» Set exercise:
Your task is to copy every line of the records below that contains "this".

[Collected data entries]

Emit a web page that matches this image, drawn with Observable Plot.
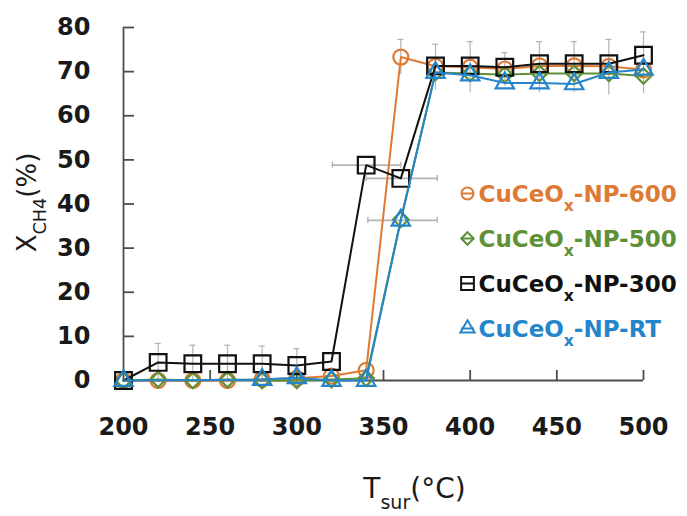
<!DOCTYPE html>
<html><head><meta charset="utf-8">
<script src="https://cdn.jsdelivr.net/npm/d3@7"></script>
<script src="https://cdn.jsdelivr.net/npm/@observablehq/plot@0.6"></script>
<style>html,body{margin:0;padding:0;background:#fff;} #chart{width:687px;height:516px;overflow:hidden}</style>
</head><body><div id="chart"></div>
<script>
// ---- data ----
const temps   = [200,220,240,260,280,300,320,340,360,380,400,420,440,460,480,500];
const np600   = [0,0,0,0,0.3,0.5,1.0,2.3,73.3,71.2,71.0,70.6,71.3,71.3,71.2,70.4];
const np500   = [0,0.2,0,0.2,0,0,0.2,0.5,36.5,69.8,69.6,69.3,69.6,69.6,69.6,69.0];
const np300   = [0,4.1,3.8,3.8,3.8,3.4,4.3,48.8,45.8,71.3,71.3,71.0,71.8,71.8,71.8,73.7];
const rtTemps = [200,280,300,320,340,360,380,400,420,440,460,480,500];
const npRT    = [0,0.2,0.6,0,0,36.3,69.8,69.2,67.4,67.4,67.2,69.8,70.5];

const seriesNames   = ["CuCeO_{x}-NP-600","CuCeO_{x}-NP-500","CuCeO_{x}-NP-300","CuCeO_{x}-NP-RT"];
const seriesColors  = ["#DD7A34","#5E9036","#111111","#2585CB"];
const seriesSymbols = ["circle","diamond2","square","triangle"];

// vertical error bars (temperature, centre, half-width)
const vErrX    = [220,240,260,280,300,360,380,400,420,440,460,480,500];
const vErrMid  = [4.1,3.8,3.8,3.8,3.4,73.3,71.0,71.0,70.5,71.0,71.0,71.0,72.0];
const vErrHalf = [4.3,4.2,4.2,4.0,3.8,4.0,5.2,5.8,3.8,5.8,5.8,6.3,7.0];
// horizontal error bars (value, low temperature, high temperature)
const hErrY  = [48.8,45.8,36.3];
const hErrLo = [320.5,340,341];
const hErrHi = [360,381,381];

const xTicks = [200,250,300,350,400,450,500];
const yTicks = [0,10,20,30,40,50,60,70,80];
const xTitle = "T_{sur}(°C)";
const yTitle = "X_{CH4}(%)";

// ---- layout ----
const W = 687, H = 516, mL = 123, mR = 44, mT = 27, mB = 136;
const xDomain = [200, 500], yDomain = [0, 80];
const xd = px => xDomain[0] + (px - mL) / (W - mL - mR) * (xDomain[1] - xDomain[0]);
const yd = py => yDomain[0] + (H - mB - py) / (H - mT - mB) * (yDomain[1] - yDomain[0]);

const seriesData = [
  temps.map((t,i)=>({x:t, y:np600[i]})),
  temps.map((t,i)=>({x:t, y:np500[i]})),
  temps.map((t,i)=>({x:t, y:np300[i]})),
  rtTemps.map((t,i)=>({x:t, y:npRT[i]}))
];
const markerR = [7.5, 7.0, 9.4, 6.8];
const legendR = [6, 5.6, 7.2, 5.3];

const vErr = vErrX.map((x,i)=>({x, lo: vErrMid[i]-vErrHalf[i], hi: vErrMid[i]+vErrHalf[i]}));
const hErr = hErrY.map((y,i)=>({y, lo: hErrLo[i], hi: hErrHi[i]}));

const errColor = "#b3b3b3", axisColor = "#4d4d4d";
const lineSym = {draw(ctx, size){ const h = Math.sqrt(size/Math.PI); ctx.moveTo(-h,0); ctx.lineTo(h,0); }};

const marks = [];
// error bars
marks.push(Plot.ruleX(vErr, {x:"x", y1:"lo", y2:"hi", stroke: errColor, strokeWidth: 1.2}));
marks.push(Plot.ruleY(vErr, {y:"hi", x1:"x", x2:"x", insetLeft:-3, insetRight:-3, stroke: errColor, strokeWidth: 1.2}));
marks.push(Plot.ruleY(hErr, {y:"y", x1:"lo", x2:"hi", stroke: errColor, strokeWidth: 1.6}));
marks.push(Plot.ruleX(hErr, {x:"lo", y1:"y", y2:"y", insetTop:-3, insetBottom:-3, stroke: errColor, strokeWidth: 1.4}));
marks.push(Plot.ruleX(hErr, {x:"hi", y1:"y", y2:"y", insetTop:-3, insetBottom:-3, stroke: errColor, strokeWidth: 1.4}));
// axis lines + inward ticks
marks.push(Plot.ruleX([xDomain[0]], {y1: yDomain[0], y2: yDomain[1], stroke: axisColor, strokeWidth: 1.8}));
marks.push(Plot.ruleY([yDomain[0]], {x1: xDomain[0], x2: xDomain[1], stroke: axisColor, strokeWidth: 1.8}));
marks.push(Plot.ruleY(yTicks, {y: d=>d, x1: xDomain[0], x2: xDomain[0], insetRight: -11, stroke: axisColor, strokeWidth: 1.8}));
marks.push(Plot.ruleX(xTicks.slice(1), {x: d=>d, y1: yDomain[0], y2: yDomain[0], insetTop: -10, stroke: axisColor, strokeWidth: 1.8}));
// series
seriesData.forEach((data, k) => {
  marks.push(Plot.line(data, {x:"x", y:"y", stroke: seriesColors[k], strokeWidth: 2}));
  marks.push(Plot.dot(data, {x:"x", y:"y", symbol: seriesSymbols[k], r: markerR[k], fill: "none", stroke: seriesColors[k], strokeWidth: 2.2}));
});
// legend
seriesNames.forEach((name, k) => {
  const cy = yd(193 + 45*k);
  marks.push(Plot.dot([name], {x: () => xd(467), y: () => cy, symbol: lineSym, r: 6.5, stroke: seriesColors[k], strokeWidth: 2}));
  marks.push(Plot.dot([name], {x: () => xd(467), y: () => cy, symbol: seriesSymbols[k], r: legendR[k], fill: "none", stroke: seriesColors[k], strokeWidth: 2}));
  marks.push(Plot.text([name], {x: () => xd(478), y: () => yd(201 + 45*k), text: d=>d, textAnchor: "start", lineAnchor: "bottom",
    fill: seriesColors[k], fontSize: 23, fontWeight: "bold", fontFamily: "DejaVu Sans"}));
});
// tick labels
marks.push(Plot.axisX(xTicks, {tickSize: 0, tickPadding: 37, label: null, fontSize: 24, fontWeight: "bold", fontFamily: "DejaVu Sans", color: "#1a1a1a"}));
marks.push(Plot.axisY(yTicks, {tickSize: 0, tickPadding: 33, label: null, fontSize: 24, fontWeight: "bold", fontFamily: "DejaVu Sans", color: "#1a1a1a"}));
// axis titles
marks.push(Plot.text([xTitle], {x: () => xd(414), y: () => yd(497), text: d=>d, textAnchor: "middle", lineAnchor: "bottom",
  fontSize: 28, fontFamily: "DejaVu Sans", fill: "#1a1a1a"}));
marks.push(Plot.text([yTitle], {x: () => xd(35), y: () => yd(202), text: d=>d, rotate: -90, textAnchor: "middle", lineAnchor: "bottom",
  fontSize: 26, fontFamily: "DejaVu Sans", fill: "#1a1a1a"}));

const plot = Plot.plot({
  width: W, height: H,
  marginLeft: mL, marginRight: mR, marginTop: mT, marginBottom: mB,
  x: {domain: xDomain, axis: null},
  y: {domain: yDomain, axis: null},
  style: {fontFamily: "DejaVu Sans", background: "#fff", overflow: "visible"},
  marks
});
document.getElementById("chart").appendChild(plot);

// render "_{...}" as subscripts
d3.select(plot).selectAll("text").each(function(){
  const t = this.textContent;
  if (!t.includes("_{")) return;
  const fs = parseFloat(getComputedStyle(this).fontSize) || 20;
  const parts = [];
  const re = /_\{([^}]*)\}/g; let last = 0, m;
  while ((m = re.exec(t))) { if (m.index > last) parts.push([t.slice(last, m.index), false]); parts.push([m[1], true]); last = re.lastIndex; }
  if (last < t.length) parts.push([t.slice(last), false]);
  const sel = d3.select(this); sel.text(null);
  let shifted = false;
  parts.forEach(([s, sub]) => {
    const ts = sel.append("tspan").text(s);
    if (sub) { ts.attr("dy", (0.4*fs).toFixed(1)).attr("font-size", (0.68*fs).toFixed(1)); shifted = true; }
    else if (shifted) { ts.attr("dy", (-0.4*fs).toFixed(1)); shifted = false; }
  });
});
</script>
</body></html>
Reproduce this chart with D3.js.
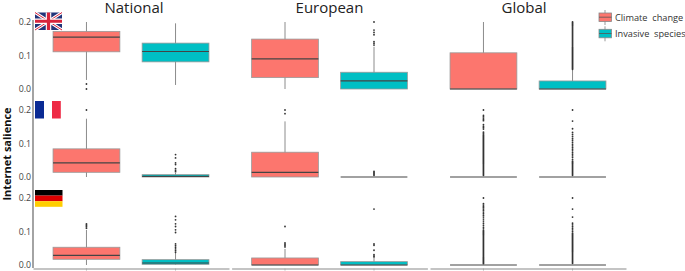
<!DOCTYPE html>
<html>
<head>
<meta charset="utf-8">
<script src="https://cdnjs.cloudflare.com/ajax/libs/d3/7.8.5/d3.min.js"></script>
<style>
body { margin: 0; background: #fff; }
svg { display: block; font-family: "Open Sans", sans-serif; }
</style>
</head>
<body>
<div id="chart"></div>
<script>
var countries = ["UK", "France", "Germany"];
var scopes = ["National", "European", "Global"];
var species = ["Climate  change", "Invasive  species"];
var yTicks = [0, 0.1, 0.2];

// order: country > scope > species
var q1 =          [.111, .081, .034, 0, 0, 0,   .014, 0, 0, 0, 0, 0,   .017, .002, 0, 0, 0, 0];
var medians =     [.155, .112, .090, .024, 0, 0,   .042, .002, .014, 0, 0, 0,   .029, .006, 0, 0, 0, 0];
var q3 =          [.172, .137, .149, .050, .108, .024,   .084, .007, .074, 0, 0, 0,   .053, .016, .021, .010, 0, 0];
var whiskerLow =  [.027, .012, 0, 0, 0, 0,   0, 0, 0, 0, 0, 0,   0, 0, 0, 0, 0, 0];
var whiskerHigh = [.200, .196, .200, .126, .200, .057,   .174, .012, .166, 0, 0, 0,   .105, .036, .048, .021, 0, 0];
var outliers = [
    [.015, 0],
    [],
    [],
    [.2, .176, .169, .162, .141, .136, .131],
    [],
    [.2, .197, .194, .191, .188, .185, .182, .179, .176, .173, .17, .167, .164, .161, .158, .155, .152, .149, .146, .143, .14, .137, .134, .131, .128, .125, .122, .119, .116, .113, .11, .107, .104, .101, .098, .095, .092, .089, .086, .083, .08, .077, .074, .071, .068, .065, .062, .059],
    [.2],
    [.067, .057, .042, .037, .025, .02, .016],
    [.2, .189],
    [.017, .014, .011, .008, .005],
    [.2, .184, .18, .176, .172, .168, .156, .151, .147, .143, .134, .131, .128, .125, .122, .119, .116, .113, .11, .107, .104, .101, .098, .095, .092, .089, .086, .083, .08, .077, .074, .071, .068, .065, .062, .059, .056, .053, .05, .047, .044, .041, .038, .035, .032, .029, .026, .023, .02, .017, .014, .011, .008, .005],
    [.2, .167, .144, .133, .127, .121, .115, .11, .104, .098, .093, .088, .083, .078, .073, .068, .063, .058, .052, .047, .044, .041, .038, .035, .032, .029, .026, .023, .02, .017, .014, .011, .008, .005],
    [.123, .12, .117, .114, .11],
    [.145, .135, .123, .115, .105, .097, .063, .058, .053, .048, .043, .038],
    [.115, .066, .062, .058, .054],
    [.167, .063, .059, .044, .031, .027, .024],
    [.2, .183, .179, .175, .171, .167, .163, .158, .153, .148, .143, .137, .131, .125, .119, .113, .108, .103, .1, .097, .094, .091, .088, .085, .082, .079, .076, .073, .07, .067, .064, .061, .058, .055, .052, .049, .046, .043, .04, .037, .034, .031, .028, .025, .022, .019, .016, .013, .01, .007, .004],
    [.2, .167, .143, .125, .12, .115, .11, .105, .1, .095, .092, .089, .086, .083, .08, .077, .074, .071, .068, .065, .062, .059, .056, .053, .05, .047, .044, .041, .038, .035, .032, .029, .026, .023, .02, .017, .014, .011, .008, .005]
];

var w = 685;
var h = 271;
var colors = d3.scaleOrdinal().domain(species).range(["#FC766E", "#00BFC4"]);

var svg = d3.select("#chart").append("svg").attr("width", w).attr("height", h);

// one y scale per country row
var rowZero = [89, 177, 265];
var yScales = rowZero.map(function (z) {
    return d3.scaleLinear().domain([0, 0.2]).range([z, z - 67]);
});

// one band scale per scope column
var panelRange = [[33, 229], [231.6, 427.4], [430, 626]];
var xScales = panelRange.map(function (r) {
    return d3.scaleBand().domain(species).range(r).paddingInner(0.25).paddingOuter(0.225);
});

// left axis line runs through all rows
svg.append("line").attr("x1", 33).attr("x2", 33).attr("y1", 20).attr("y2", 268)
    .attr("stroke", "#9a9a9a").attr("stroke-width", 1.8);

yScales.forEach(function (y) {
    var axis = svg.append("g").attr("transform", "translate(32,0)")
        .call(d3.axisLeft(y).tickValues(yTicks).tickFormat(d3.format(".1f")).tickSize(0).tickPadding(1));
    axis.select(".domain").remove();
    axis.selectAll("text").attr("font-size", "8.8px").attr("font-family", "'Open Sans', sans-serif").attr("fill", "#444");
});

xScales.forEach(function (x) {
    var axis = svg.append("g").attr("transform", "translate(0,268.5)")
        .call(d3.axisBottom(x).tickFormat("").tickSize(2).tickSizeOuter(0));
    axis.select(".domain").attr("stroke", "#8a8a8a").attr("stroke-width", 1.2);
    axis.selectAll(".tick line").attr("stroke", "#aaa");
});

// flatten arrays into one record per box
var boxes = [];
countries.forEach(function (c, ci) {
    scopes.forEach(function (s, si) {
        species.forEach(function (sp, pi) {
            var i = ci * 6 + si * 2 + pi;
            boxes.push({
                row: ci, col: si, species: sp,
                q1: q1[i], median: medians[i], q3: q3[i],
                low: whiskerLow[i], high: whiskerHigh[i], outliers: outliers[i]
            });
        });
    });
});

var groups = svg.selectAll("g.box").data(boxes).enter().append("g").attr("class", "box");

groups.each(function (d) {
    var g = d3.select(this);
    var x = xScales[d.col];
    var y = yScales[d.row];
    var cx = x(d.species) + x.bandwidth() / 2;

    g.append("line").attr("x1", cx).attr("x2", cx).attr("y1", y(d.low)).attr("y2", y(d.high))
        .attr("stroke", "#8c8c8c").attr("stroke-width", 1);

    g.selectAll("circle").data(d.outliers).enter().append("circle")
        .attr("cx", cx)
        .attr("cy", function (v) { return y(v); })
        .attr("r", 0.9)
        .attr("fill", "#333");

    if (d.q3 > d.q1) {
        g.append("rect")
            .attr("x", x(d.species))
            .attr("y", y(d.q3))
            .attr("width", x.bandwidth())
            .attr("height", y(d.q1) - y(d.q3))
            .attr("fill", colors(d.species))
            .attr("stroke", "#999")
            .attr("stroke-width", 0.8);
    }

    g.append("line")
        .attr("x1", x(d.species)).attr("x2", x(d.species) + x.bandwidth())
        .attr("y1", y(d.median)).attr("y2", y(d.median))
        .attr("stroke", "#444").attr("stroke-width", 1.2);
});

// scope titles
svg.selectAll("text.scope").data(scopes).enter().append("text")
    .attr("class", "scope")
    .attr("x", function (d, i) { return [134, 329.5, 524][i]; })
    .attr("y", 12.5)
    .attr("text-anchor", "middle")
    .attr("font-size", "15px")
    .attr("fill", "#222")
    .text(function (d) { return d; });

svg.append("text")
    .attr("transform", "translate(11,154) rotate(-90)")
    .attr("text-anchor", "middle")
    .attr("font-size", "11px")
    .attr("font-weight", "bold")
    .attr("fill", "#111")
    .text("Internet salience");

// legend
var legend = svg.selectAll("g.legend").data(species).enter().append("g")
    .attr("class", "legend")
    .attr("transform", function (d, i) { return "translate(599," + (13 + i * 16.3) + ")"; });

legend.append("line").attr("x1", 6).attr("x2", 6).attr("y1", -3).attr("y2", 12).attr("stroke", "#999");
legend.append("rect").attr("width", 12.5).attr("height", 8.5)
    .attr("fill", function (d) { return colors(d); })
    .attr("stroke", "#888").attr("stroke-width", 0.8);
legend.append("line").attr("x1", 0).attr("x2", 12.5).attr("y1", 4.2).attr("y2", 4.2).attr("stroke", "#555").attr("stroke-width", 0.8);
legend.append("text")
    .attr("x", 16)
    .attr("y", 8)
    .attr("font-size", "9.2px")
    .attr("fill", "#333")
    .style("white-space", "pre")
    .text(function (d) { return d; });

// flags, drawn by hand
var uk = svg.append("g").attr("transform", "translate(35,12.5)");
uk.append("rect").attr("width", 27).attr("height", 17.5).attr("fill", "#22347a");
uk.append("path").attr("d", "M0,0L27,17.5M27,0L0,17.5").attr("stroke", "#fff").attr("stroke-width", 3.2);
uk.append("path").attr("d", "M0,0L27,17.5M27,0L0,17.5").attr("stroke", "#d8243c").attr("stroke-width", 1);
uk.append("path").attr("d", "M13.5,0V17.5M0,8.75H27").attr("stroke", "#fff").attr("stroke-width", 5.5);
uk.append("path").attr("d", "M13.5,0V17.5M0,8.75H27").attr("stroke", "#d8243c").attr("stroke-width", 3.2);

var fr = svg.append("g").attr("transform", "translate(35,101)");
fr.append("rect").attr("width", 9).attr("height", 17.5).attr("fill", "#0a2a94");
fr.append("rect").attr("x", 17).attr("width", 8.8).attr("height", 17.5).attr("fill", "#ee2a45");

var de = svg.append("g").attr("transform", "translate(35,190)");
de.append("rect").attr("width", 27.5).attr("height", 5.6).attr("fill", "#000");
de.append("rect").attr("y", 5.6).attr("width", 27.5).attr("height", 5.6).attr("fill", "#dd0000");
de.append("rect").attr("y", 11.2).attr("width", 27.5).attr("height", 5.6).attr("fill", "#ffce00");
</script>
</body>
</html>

» Result:
Emit a web page that matches this image, drawn with Observable Plot.
  const t = this.textContent;
  const fs = parseFloat(getComputedStyle(this).fontSize) || 20;
  const sel = d3.select(this); sel.text(null);
Reproduce this chart with D3.js.
    var g = d3.select(this);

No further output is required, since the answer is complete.